Closer Pushed Me Further Away

Under discussion:

Closer  (2004)

My Netflix movie of the week this week was Closer.  I had heard nothing but mixed reviews about this movie since its release.  Some people I know truly love it while others seem to hate it or, at least, believe the film version fails to hold a candle to the stage version.  I have not seen the stage version, and I thought, since I like all of these actors, I might have a nice, unbiased approach to watching the film.  Now that I have watched it, I'm left squarely in the middle, as neutral as neutral can be, regarding what I've seen.  At the very least, the movie presents an extremely narrow and cynical, or, at least, one-sided view of love and romance, which, in some ways, is refreshing, as it's not the side usually portrayed, but in other ways is wholly depressing and not in a meaningful or powerful way.

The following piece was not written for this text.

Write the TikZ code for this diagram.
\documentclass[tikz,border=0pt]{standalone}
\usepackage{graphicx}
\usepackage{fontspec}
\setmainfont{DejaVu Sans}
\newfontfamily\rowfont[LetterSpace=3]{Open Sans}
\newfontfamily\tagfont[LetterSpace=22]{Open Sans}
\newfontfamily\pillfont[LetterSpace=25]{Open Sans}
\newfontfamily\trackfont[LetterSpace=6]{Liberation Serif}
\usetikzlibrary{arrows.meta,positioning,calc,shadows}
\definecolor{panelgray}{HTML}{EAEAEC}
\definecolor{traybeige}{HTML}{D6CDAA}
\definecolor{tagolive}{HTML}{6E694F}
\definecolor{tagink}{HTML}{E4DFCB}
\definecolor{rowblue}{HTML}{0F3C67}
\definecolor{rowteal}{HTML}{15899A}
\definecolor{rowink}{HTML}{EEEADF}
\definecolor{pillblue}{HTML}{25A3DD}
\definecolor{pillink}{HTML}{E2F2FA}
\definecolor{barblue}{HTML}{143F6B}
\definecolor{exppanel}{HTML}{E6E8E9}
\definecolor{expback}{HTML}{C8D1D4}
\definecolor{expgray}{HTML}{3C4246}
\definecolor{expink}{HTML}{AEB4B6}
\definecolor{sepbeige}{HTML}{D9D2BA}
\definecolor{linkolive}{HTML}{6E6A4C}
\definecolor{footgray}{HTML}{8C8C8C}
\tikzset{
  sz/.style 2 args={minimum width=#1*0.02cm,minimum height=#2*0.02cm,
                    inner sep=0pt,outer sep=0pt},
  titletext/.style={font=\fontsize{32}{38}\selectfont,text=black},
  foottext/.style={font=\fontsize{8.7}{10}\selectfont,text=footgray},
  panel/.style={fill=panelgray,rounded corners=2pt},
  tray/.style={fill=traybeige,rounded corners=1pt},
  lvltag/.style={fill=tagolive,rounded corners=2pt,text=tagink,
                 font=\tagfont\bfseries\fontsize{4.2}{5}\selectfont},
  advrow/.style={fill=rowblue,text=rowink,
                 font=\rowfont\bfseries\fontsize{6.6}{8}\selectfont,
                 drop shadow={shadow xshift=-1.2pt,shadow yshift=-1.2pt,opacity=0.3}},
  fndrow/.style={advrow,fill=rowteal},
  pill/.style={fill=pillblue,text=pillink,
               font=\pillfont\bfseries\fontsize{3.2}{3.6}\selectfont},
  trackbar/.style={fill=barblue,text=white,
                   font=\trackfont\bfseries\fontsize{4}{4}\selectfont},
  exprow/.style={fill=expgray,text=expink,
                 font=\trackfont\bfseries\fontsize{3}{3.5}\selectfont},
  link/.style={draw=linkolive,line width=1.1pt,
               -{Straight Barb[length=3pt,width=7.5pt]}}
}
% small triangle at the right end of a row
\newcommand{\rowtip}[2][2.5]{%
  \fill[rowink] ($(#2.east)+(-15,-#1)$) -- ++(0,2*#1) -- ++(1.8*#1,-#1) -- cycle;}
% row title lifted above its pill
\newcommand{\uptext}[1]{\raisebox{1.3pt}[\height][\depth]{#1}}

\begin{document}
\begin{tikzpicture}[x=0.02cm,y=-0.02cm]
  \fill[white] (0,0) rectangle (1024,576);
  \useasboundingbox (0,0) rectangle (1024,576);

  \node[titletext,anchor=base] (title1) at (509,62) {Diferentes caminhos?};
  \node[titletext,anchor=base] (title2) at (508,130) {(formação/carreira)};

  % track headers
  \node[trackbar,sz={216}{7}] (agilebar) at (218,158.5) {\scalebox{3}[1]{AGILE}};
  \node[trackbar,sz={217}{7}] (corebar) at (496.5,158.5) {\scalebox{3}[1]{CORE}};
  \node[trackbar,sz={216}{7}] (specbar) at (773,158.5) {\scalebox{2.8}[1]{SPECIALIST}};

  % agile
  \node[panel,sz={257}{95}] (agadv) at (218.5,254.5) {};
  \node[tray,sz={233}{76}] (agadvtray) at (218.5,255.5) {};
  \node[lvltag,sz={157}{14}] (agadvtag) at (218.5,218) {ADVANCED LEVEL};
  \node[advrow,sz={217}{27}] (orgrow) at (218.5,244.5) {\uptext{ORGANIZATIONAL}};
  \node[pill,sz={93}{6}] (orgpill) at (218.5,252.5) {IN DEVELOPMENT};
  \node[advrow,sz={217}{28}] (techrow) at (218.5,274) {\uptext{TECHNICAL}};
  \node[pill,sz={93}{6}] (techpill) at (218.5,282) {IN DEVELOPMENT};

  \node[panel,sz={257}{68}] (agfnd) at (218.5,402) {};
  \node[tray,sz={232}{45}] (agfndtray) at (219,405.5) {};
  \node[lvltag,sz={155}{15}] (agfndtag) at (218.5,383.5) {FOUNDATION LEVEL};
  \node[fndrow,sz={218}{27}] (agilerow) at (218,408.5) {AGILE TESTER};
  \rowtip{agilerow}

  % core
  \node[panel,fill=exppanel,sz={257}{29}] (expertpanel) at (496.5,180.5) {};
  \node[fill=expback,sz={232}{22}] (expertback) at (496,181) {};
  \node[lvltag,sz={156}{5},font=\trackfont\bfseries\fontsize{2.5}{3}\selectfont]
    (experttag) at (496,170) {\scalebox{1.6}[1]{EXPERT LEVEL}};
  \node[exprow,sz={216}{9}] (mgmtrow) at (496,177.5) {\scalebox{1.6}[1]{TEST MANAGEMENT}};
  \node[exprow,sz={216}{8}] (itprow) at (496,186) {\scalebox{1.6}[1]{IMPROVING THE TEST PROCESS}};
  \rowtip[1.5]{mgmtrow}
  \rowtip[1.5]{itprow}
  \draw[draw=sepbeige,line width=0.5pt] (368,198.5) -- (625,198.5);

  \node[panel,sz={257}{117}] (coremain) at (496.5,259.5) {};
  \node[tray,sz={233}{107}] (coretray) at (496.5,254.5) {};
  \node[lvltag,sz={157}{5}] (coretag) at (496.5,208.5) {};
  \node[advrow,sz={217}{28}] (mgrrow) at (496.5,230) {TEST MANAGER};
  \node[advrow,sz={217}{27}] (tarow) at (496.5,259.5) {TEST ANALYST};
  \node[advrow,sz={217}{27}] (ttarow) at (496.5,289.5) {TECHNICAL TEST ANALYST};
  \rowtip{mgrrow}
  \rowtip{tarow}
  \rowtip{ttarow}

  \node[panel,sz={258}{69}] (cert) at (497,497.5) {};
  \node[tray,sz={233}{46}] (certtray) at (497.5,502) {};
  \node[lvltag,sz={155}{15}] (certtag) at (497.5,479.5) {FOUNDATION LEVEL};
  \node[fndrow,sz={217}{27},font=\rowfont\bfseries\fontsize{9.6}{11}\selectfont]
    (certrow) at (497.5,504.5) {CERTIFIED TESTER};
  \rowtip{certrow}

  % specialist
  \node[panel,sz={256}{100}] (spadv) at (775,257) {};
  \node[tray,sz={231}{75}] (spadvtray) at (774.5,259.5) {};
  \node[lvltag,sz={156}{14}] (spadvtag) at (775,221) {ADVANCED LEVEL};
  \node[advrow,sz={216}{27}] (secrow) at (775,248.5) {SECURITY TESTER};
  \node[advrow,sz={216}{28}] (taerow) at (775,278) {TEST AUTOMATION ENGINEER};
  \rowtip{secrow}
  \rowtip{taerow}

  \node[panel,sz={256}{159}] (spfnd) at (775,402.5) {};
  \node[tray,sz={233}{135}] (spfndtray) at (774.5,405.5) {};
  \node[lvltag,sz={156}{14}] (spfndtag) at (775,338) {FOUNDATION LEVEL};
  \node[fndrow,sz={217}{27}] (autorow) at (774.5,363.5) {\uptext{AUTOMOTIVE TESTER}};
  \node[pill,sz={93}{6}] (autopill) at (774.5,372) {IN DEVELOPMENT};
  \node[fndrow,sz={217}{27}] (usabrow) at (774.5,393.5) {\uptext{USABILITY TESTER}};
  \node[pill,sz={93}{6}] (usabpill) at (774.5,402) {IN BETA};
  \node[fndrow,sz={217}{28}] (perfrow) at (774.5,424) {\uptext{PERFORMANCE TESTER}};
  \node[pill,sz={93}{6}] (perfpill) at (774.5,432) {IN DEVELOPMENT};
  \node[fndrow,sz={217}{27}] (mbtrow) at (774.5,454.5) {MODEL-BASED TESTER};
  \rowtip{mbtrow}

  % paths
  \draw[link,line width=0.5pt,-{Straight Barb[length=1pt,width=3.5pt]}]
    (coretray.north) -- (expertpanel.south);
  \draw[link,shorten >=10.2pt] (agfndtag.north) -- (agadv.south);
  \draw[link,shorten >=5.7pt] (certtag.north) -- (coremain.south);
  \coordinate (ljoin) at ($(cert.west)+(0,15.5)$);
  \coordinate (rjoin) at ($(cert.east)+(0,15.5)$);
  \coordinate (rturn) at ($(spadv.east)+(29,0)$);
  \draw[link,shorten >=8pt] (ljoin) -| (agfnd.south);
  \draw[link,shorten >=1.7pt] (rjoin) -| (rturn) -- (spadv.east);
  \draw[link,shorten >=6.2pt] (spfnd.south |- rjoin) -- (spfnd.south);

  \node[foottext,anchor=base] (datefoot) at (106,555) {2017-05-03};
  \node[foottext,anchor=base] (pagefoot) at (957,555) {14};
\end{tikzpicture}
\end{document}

When Dan (Jude Law) meets Alice (Natalie Portman), an American expatriate working as a stripper, after she walks in front of a careening London taxi, it's something like love at first sight.  Then, Dan meets Anna (Julia Roberts), a high-concept American photographer living in London, who takes his publicity photos for a novel he's written.  Though he is in a lasting relationship with Alice, he is immediately attracted to Anna, forming an unlikely obsession.  Anna at first spurns his advances, which Alice overhears while in Anna's bathroom; Alice asks Anna to capture her teary reaction on film.  Anna's rebuff prompts Dan to play a prank where he poses as Anna on an internet sex chatroom and sets up a meeting between the real Anna and a horny dermatologist, Larry (Clive Owen), at the London Aquarium.  The prank backfires, however, as Larry and Anna hit it off, and when the Dan and Alice are invited to Anna's exhibition featuring the sad photograph of Alice, Dan sees this as an opportunity to home in on Anna.  Except, Larry and Alice, who also meet, find some animal magnetism between them and also share the unspoken common thread of self-deception as it relates to their partners and their undeniable emotional connection.  Afterward, deception is the key theme, as the four lives interweave, and the complications of love and attraction are explored.

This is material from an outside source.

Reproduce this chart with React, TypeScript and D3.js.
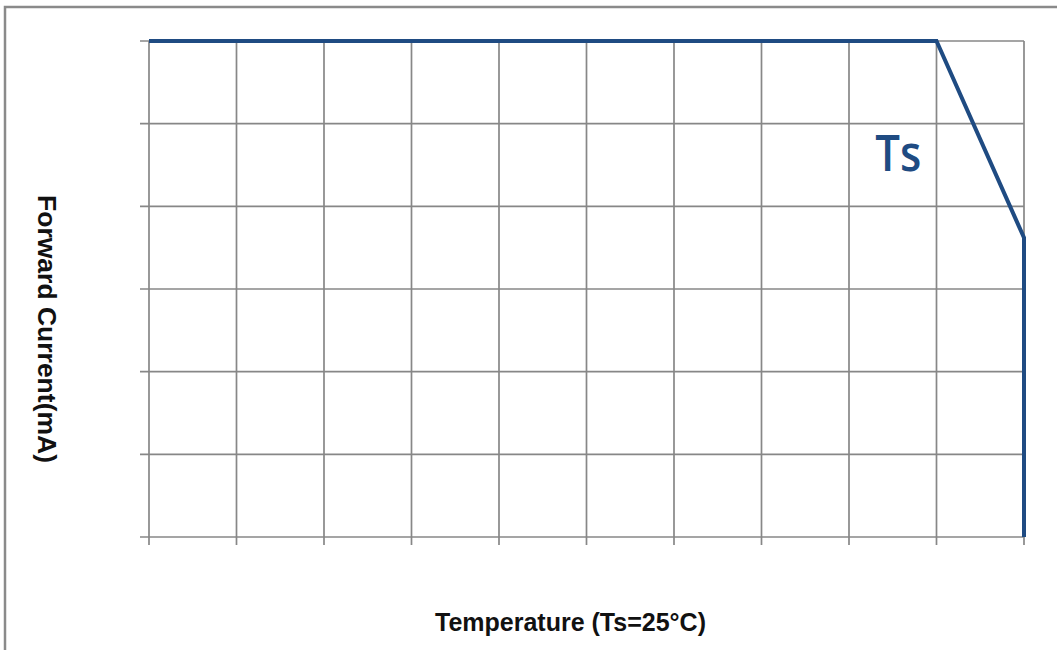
import React from "react";
import * as d3 from "d3";

const xTicks = [0, 1, 2, 3, 4, 5, 6, 7, 8, 9, 10];
const yTicks = [0, 1, 2, 3, 4, 5, 6];
const curveX = [0, 9, 10, 10];
const curveY = [6, 6, 3.62, 0];
const labelText = "Ts";
const labelX = 8.3;
const labelY = 4.43;
const xTitle = "Temperature (Ts=25°C)";
const yTitle = "Forward Current(mA)";

const W = 1057;
const H = 650;
const M = { left: 149, right: 1024, top: 41, bottom: 537 };

export default function App() {
  const x = d3.scaleLinear().domain([0, 10]).range([M.left, M.right]);
  const y = d3.scaleLinear().domain([0, 6]).range([M.bottom, M.top]);
  const pts: [number, number][] = curveX.map((v, i) => [v, curveY[i]]);
  const line = d3
    .line<[number, number]>()
    .x((d) => x(d[0]))
    .y((d) => y(d[1]));
  const grid = "#878787";
  const font = "'Liberation Sans Narrow', 'Liberation Sans', Arial, sans-serif";
  return (
    <svg
      width={W}
      height={H}
      style={{ position: "absolute", left: 0, top: 0, background: "#fff" }}
    >
      <rect x={5} y={7} width={W + 20} height={H + 20} fill="#fff" stroke="#8a8a8a" strokeWidth={2.5} />
      {yTicks.map((t) => (
        <line key={"gy" + t} x1={M.left - 9} x2={M.right} y1={y(t)} y2={y(t)} stroke={grid} strokeWidth={1.7} />
      ))}
      {xTicks.map((t) => (
        <line key={"gx" + t} x1={x(t)} x2={x(t)} y1={M.top} y2={M.bottom + 8} stroke={grid} strokeWidth={1.7} />
      ))}
      <path d={line(pts) || ""} fill="none" stroke="#1f4b82" strokeWidth={4} strokeLinejoin="miter" />
      <text
        x={x(labelX)}
        y={y(labelY)}
        fill="#1f4b82"
        fontSize={50}
        fontWeight={600}
        textLength={46}
        lengthAdjust="spacingAndGlyphs"
        fontFamily="'Open Sans', Lato, sans-serif"
      >
        {labelText}
      </text>
      <text
        x={(M.left + M.right) / 2 - 16}
        y={631}
        textAnchor="middle"
        fontSize={25}
        fontWeight="bold"
        fontFamily={font}
        fill="#111"
      >
        {xTitle}
      </text>
      <text
        transform={`translate(38,${329}) rotate(90)`}
        textAnchor="middle"
        fontSize={26.5}
        fontWeight="bold"
        fontFamily={font}
        fill="#111"
      >
        {yTitle}
      </text>
    </svg>
  );
}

I did not like this movie, but I also did not hate it.  I didn't hate it because it was extremely well-performed.  Four extremely good actors in the main parts make for some solid performances, particularly from the women.  Julia Roberts played a selfish and weak character that is completely against type and as non-celebrity as can be and did so to the complete suspension of my disbelief, such that I forgot I was watching Julia Roberts.  Natalie Portman, who never ceases to impress me, played an emotionally complex character and also a character balancing innocence and wisdom, childhood and clearly grown-up ideals.  She's not a little girl anymore and wears that badge nakedly (pun intended).  She was nominated for an Oscar, and I can see why.  The men also gave performances not to be sneered at; I'm always drawn to Clive Owen.  Any movie with him in it gets automatic points from me because he is simply so charismatic, even when he is playing someone as flawed as this alpha-male motivated by passion and revenge.  Jude Law's performance may have been the weakest, but it was not weak; the climactic scene between his Dan and Owen's Larry, where they reach an uncomfortable understanding about their situation, had me sympathizing for his unsympathetic character.

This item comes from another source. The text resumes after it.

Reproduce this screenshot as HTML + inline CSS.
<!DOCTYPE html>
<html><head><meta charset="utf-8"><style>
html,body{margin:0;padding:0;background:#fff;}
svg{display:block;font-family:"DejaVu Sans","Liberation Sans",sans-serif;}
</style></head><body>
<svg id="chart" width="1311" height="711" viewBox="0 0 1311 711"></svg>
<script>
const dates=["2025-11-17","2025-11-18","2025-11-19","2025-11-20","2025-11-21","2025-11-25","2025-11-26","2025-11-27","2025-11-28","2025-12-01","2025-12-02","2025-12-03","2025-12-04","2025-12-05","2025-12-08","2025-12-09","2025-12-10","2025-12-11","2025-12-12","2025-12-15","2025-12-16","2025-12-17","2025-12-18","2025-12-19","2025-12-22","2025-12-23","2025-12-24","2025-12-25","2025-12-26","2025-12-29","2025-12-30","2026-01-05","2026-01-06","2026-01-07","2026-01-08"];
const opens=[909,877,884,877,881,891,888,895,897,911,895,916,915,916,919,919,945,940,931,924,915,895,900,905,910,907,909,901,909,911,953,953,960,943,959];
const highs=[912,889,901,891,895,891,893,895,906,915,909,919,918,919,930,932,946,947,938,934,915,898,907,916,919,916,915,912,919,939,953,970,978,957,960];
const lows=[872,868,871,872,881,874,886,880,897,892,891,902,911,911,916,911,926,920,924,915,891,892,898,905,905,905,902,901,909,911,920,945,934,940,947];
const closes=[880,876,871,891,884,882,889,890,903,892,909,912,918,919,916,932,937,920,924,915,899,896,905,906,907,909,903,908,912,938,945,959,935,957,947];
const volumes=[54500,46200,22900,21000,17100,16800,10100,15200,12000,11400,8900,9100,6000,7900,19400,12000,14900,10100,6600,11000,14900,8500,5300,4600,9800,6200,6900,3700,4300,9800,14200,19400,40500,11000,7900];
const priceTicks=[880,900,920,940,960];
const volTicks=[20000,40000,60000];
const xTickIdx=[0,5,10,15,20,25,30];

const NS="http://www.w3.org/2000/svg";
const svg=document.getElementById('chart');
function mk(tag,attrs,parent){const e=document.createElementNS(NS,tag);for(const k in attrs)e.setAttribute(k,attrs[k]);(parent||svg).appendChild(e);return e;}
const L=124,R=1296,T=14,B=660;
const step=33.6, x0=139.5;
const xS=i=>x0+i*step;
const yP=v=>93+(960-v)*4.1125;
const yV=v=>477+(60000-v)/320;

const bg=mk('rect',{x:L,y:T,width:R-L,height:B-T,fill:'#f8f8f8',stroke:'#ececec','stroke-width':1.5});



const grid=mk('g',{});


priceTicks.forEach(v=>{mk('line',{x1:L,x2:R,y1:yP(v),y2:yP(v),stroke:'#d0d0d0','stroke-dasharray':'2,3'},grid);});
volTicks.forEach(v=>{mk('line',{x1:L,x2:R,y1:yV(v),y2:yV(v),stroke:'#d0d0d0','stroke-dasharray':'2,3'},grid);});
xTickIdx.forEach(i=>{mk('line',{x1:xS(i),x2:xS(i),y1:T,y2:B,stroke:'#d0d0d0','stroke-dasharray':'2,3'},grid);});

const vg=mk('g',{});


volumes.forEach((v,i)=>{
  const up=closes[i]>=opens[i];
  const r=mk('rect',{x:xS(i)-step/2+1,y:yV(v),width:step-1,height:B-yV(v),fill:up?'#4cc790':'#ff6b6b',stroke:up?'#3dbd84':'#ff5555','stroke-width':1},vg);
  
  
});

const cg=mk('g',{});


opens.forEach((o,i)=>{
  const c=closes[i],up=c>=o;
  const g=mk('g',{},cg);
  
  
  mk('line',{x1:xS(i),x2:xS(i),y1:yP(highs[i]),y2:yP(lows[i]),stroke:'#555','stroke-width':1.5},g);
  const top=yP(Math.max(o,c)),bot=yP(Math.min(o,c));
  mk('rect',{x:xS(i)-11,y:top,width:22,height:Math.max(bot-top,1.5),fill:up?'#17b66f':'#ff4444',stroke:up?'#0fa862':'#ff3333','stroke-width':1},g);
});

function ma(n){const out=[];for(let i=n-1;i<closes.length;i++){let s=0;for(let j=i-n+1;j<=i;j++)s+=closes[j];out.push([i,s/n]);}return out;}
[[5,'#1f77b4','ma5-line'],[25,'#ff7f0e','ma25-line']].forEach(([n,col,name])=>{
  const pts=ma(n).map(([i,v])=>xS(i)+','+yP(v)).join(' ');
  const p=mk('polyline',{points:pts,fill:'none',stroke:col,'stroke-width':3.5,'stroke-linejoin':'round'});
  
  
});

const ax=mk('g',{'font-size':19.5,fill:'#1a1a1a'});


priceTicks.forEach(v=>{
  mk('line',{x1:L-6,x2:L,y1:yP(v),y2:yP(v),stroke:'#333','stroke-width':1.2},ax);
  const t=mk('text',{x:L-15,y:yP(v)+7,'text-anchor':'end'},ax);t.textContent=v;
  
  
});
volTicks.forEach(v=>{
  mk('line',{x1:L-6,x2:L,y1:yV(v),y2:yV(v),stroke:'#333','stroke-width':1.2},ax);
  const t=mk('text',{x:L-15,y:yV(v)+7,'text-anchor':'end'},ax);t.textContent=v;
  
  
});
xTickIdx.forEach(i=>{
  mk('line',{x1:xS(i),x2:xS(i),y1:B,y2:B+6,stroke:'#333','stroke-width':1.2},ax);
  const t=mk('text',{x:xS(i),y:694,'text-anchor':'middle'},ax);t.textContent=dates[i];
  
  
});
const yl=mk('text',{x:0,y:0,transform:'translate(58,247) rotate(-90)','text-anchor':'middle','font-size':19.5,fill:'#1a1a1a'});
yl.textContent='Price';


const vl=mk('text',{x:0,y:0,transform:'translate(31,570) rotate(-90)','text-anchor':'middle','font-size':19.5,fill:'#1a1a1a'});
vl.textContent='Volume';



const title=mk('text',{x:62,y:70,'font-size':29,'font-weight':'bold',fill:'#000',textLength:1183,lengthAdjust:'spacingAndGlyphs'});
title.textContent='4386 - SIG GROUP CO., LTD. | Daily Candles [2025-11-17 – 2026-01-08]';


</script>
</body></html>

Mike Nichols directed this film, and I think he handles stage adaptation well because he is still able to capture nuances that always seem to read better on stage.  Emotional reaction, moments, chemistry - he is able to illicit these elements from his performers no matter how good or bad his film is.  I was engaged because of the strength of the performances and the careful rhythm Nichols employed, with close attention to dialogue tempo, atmospheric soundtrack, and so on.

I didn't like this film, though, because the story, frankly, seemed incomplete and was disjointed.  For a character drama, these characters were starkly incomplete in my eyes, with the possible exception of Alice, who is the starting and ending character in focus.  It seems like their histories, their motivations, got lost in the shuffle of fast forwarding the story through time, without anything but a brief mention, and which happened quite a bit.  I was left asking questions throughout the whole film: why does Dan pounce on Anna the way he does if he's happy and in love with Alice?  Why does Anna think it's wrong one minute and ok the next to give into the affair when Alice is still with Dan?  Why does Anna lead Larry on if she knows so much earlier that she loves Dan more?  Why is Larry so devious - what makes Anna worth it to him?  How is Alice different from Anna to either men, and why is Anna, seemingly the more imperfect of the two, the one the two men fight hardest for?  All of my questions about Alice were answered, but with the other three characters, I felt something was missing, some vital clue about their character or circumstance that would lead them to act selfishly or deceive each other and themselves into these sins of passion.  What I can't figure out is whether it's the stage play or the film to blame for this lapse in the narrative.  Perhaps, someone would like to shed some light on that for me.

In the end, I was mildly entertained but ultimately put off and a little depressed about the film, and I think the narrative flaws are kind of huge, because I just kept shouting at the screen: "Why?" and "WTF?"  To that end, I rate this film a 6.5, between "cute but mediocre" and "shaky" because it's shaky or worse, but the strength and spectacle of the performances gives it points it would otherwise have lost.  As to the test, this is a fail.  I didn't like it all that much and would not spend additional money on it for the above reasons.  The movie kind of has the effect of making the viewer cynical about relationships in general, and I don't like to watch cynical romance repeatedly, even if it is a new and interesting take on the subject.  Such a view doesn't get me any closer to understanding relationships myself.